Set task – Tally the lines that hold the string "using", and reply with the count alone.

Information shown –
☆ ☆ ☆ ☆ ☆ ☆ ☆

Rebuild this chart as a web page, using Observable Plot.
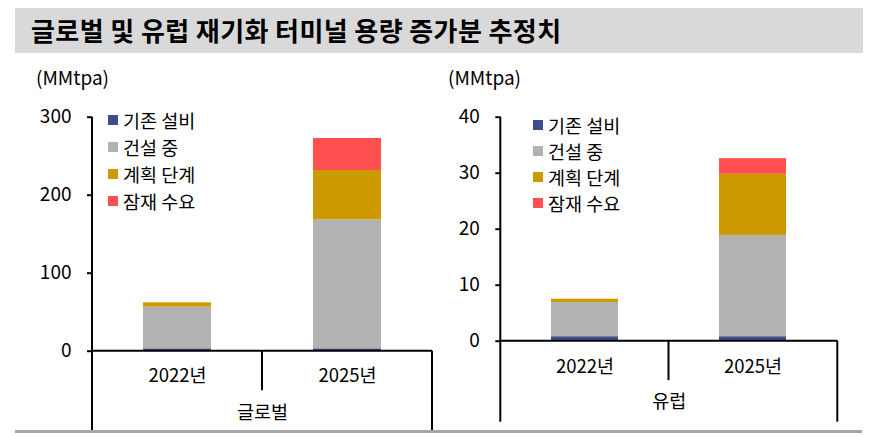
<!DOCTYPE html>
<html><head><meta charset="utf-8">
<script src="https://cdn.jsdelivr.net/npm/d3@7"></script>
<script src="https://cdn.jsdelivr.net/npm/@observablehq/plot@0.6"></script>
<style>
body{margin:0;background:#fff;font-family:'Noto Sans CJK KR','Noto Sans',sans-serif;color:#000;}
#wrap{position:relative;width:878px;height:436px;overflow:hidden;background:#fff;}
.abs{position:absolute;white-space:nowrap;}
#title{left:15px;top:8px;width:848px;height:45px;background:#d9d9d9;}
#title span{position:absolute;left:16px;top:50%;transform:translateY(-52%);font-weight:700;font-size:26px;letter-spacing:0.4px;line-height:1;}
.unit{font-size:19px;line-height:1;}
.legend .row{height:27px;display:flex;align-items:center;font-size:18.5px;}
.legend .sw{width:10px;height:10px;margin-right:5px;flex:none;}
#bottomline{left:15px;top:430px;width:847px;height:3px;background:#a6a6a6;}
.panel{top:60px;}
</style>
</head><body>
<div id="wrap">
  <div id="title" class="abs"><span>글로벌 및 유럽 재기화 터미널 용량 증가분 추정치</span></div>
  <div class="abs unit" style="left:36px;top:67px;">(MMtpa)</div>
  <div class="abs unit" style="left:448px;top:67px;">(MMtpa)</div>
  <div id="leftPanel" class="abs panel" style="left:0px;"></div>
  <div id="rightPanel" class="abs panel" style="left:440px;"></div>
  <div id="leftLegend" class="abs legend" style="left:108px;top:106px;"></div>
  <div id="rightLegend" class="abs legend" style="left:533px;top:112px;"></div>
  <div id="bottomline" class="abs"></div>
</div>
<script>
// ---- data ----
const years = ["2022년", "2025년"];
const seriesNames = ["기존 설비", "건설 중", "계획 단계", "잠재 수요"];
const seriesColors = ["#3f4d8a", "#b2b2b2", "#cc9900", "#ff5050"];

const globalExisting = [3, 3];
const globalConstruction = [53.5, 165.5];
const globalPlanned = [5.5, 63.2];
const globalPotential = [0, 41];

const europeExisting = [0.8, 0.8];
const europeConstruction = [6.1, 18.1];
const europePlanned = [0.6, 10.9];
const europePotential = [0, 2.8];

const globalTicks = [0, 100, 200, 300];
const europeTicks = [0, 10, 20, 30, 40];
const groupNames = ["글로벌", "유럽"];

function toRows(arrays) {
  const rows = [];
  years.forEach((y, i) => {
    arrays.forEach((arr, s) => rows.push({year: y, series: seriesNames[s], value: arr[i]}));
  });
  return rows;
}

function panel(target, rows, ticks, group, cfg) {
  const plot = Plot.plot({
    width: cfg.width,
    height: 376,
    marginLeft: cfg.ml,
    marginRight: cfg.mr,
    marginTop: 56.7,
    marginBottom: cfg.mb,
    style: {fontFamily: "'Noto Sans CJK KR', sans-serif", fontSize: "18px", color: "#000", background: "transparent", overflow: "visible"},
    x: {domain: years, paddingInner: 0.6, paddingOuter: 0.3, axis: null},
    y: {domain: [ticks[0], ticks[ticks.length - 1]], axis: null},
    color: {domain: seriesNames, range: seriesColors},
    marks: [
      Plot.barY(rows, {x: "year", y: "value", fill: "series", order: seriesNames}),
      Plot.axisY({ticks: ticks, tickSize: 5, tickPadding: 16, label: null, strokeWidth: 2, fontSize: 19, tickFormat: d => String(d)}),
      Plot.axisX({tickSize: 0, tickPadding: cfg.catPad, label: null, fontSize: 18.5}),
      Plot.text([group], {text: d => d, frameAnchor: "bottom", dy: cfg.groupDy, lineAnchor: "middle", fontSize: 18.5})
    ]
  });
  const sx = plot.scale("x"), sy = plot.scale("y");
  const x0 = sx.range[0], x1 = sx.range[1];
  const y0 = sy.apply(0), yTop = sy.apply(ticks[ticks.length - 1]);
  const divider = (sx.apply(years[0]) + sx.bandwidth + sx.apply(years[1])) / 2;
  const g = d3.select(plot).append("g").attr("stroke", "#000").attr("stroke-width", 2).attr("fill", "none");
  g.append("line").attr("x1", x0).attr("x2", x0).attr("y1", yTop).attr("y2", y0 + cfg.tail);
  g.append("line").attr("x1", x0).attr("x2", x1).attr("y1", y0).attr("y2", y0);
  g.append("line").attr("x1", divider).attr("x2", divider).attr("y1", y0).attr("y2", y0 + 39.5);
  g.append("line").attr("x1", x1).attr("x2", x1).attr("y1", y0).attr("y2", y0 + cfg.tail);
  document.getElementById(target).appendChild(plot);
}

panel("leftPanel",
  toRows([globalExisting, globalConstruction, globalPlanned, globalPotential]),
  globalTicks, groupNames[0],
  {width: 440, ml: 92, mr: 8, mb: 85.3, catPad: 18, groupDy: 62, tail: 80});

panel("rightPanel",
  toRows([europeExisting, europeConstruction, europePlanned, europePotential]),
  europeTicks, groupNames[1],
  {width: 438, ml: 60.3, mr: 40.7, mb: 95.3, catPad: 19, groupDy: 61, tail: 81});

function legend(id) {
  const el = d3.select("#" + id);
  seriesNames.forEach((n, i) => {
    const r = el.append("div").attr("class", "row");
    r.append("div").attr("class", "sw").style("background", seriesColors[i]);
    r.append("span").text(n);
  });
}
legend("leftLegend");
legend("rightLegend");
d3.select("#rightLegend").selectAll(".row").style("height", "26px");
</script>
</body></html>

☆ ☆ ☆ ☆ ☆ ☆ ☆

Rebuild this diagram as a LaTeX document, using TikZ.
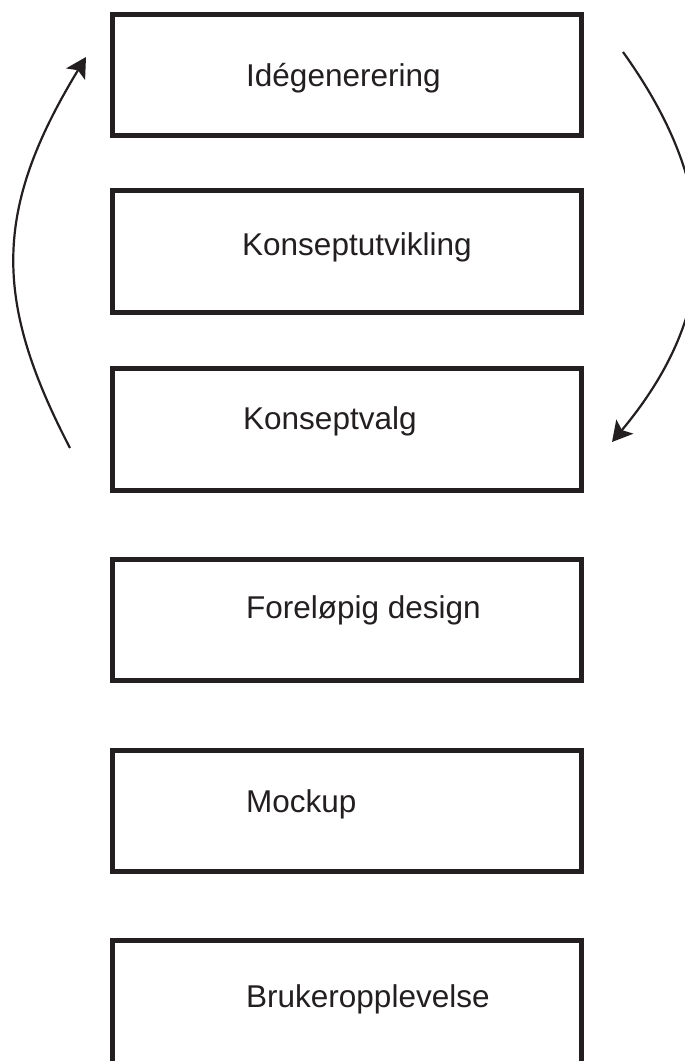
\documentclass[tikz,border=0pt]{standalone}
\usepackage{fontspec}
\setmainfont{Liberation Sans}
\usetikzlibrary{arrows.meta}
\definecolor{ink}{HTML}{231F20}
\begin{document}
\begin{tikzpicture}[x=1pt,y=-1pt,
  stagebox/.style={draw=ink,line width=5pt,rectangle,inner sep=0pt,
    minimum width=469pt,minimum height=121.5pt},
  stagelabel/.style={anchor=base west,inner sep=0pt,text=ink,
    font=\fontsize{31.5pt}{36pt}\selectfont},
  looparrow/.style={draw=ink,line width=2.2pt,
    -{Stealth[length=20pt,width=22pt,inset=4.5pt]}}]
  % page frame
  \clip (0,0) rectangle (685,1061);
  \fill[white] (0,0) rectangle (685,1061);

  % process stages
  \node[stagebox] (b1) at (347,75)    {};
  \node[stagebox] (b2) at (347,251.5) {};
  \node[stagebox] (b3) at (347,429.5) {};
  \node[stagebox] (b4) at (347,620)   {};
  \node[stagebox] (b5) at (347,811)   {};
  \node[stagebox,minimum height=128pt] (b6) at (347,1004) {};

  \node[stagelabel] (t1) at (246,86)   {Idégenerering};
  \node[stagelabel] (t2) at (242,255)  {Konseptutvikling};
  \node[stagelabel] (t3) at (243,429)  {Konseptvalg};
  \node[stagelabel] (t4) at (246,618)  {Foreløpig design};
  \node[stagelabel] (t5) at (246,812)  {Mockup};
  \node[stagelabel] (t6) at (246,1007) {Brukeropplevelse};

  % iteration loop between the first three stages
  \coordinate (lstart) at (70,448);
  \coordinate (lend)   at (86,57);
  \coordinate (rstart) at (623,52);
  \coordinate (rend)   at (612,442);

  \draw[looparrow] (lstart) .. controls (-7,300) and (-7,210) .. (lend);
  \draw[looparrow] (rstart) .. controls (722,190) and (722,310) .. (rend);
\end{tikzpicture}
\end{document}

☆ ☆ ☆ ☆ ☆ ☆ ☆

Result below – 2